What follows is a set of entries. Repeat them exactly, but not their pictures.
:: Records for the task
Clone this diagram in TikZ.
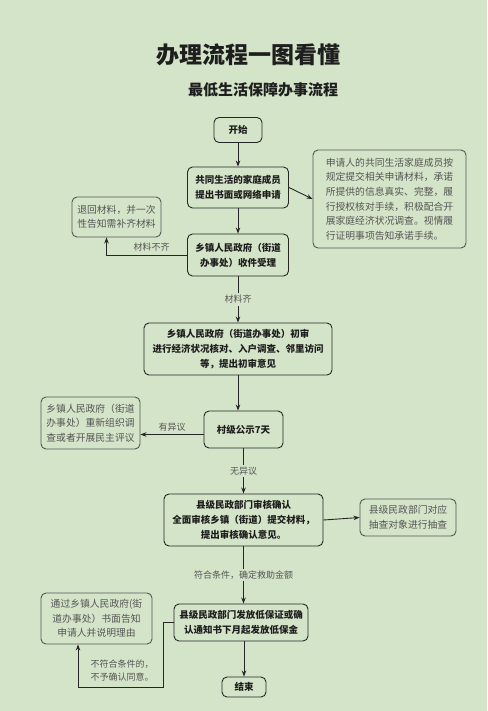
\documentclass[tikz,border=0pt]{standalone}
\usepackage{fontspec}
\newfontfamily\cjk{Noto Sans CJK SC}
\usetikzlibrary{arrows.meta, positioning}
\definecolor{cbg}{HTML}{D4E4C8}
\definecolor{cline}{HTML}{262626}
\definecolor{cnote}{HTML}{555555}
\definecolor{ctext}{HTML}{1E1E1E}
\tikzset{
  every picture/.style={line width=0.9pt},
  box/.style={draw=cline, fill=cbg, rounded corners=5pt, align=center, inner sep=2pt,
    text=ctext, font=\cjk\bfseries\fontsize{9.5}{15}\selectfont},
  note/.style={draw=cnote, fill=cbg, rounded corners=5pt, align=center, inner sep=2pt,
    text=cnote, font=\cjk\fontsize{9.8}{14.6}\selectfont},
  arrow/.style={-{Stealth[length=6pt, width=4.5pt]}, draw=cline},
  lbl/.style={font=\cjk\fontsize{9}{13}\selectfont, text=cnote, fill=cbg, inner sep=2pt},
}

\begin{document}
\begin{tikzpicture}[x=1pt, y=-1pt]
  \fill[cbg] (0,0) rectangle (487,711);
  \useasboundingbox (0,0) rectangle (487,711);

  % titles
  \node[font=\cjk\bfseries\fontsize{23}{23}\selectfont, text=ctext] (title) at (248,55) {办理流程一图看懂};
  \node[font=\cjk\bfseries\fontsize{15}{15}\selectfont, text=ctext] (subtitle) at (263,90) {最低生活保障办事流程};

  % main steps
  \node[box, minimum width=48pt, minimum height=25pt] (start) at (238,130) {开始};
  \node[box, minimum width=101pt, minimum height=41pt] (apply) at (238,187.5) {共同生活的家庭成员\\提出书面或网络申请};
  \node[box, minimum width=101pt, minimum height=42pt] (accept) at (238,255) {乡镇人民政府（街道\\办事处）收件受理};
  \node[box, minimum width=188pt, minimum height=52pt] (first) at (238,349) {乡镇人民政府（街道办事处）初审\\进行经济状况核对、入户调查、邻里访问\\等，提出初审意见};
  \node[box, minimum width=79pt, minimum height=37pt] (pub) at (243.5,429.5) {村级公示7天};
  \node[box, minimum width=159pt, minimum height=52pt] (county) at (243.5,520) {县级民政部门审核确认\\全面审核乡镇（街道）提交材料，\\提出审核确认意见。};
  \node[box, minimum width=134pt, minimum height=37pt] (issue) at (241,622.5) {县级民政部门发放低保证或确\\认通知书下月起发放低保金};
  \node[box, minimum width=44pt, minimum height=20pt] (end) at (244,687) {结束};

  % side notes
  \node[note, align=left, minimum width=153pt, minimum height=98pt] (promise) at (389.5,199) {申请人的共同生活家庭成员按\\规定提交相关申请材料，承诺\\所提供的信息真实、完整，履\\行授权核对手续，积极配合开\\展家庭经济状况调查。视情履\\行证明事项告知承诺手续。};
  \node[note, minimum width=89pt, minimum height=40pt] (back) at (116.5,217) {退回材料，并一次\\性告知需补齐材料};
  \node[note, minimum width=99pt, minimum height=52pt] (redo) at (90.5,423) {乡镇人民政府（街道\\办事处）重新组织调\\查或者开展民主评议};
  \node[note, minimum width=96pt, minimum height=37pt] (check) at (408,517.5) {县级民政部门对应\\抽查对象进行抽查};
  \node[note, minimum width=111pt, minimum height=51pt] (deny) at (96.5,618.5) {通过乡镇人民政府(街\\道办事处）书面告知\\申请人并说明理由};

  % connectors
  \draw[arrow] (start) -- (apply);
  \draw[arrow] (apply) -- (accept);
  \draw[arrow] (apply.east) -- (promise.west);
  \draw[arrow] (accept.west) -| ([xshift=-10pt]back.south) node[lbl, pos=0.22, above=1pt, fill=none] {材料不齐};
  \draw[arrow] (accept) -- (first) node[lbl, midway] {材料齐};
  \draw[arrow] (first.south) -- (first.south |- pub.north);
  \draw[arrow] ([yshift=-5pt]pub.west) -- ([yshift=-5pt]pub.west -| redo.east) node[lbl, midway, above=1pt, fill=none] {有异议};
  \draw[arrow] (pub) -- (county) node[lbl, midway] {无异议};
  \draw[arrow] (county.east) -- (check.west);
  \draw[arrow] (county.south -| issue.north) ++(2.5,0) coordinate (ctop) -- (ctop |- issue.north) node[lbl, midway] {符合条件，确定救助金额};
  \draw[arrow] (issue.south -| end.north) -- (end.north);
  \coordinate (bend) at (163,687);
  \draw[arrow] (issue.west) -| (bend) -| ([xshift=-18.5pt]deny.south);
  \node[lbl, fill=none, align=left] (denylbl) at (122,671) {不符合条件的，\\不予确认同意。};
\end{tikzpicture}
\end{document}
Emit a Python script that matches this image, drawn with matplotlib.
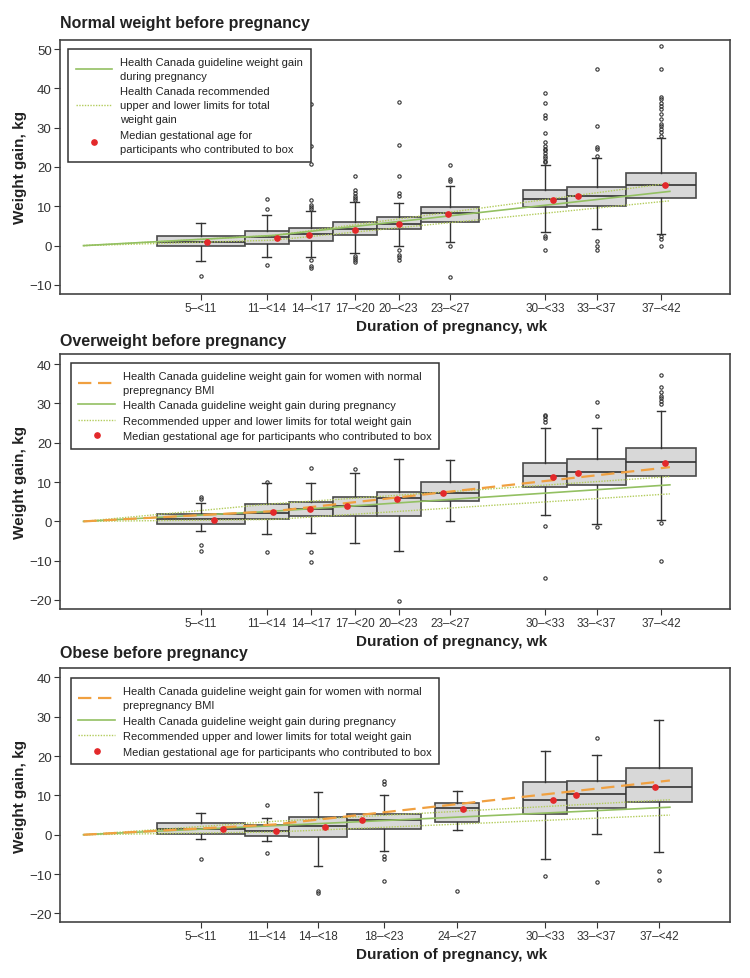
::::
[The completed task]:
Clone this diagram in TikZ.
\documentclass[tikz,border=0pt]{standalone}
\usepackage{fontspec}
\newfontfamily\cjk{Noto Sans CJK SC}
\usetikzlibrary{arrows.meta, positioning}
\definecolor{cbg}{HTML}{D4E4C8}
\definecolor{cline}{HTML}{262626}
\definecolor{cnote}{HTML}{555555}
\definecolor{ctext}{HTML}{1E1E1E}
\tikzset{
  every picture/.style={line width=0.9pt},
  box/.style={draw=cline, fill=cbg, rounded corners=5pt, align=center, inner sep=2pt,
    text=ctext, font=\cjk\bfseries\fontsize{9.5}{15}\selectfont},
  note/.style={draw=cnote, fill=cbg, rounded corners=5pt, align=center, inner sep=2pt,
    text=cnote, font=\cjk\fontsize{9.8}{14.6}\selectfont},
  arrow/.style={-{Stealth[length=6pt, width=4.5pt]}, draw=cline},
  lbl/.style={font=\cjk\fontsize{9}{13}\selectfont, text=cnote, fill=cbg, inner sep=2pt},
}

\begin{document}
\begin{tikzpicture}[x=1pt, y=-1pt]
  \fill[cbg] (0,0) rectangle (487,711);
  \useasboundingbox (0,0) rectangle (487,711);

  % titles
  \node[font=\cjk\bfseries\fontsize{23}{23}\selectfont, text=ctext] (title) at (248,55) {办理流程一图看懂};
  \node[font=\cjk\bfseries\fontsize{15}{15}\selectfont, text=ctext] (subtitle) at (263,90) {最低生活保障办事流程};

  % main steps
  \node[box, minimum width=48pt, minimum height=25pt] (start) at (238,130) {开始};
  \node[box, minimum width=101pt, minimum height=41pt] (apply) at (238,187.5) {共同生活的家庭成员\\提出书面或网络申请};
  \node[box, minimum width=101pt, minimum height=42pt] (accept) at (238,255) {乡镇人民政府（街道\\办事处）收件受理};
  \node[box, minimum width=188pt, minimum height=52pt] (first) at (238,349) {乡镇人民政府（街道办事处）初审\\进行经济状况核对、入户调查、邻里访问\\等，提出初审意见};
  \node[box, minimum width=79pt, minimum height=37pt] (pub) at (243.5,429.5) {村级公示7天};
  \node[box, minimum width=159pt, minimum height=52pt] (county) at (243.5,520) {县级民政部门审核确认\\全面审核乡镇（街道）提交材料，\\提出审核确认意见。};
  \node[box, minimum width=134pt, minimum height=37pt] (issue) at (241,622.5) {县级民政部门发放低保证或确\\认通知书下月起发放低保金};
  \node[box, minimum width=44pt, minimum height=20pt] (end) at (244,687) {结束};

  % side notes
  \node[note, align=left, minimum width=153pt, minimum height=98pt] (promise) at (389.5,199) {申请人的共同生活家庭成员按\\规定提交相关申请材料，承诺\\所提供的信息真实、完整，履\\行授权核对手续，积极配合开\\展家庭经济状况调查。视情履\\行证明事项告知承诺手续。};
  \node[note, minimum width=89pt, minimum height=40pt] (back) at (116.5,217) {退回材料，并一次\\性告知需补齐材料};
  \node[note, minimum width=99pt, minimum height=52pt] (redo) at (90.5,423) {乡镇人民政府（街道\\办事处）重新组织调\\查或者开展民主评议};
  \node[note, minimum width=96pt, minimum height=37pt] (check) at (408,517.5) {县级民政部门对应\\抽查对象进行抽查};
  \node[note, minimum width=111pt, minimum height=51pt] (deny) at (96.5,618.5) {通过乡镇人民政府(街\\道办事处）书面告知\\申请人并说明理由};

  % connectors
  \draw[arrow] (start) -- (apply);
  \draw[arrow] (apply) -- (accept);
  \draw[arrow] (apply.east) -- (promise.west);
  \draw[arrow] (accept.west) -| ([xshift=-10pt]back.south) node[lbl, pos=0.22, above=1pt, fill=none] {材料不齐};
  \draw[arrow] (accept) -- (first) node[lbl, midway] {材料齐};
  \draw[arrow] (first.south) -- (first.south |- pub.north);
  \draw[arrow] ([yshift=-5pt]pub.west) -- ([yshift=-5pt]pub.west -| redo.east) node[lbl, midway, above=1pt, fill=none] {有异议};
  \draw[arrow] (pub) -- (county) node[lbl, midway] {无异议};
  \draw[arrow] (county.east) -- (check.west);
  \draw[arrow] (county.south -| issue.north) ++(2.5,0) coordinate (ctop) -- (ctop |- issue.north) node[lbl, midway] {符合条件，确定救助金额};
  \draw[arrow] (issue.south -| end.north) -- (end.north);
  \coordinate (bend) at (163,687);
  \draw[arrow] (issue.west) -| (bend) -| ([xshift=-18.5pt]deny.south);
  \node[lbl, fill=none, align=left] (denylbl) at (122,671) {不符合条件的，\\不予确认同意。};
\end{tikzpicture}
\end{document}
Emit a Python script that matches this image, drawn with matplotlib.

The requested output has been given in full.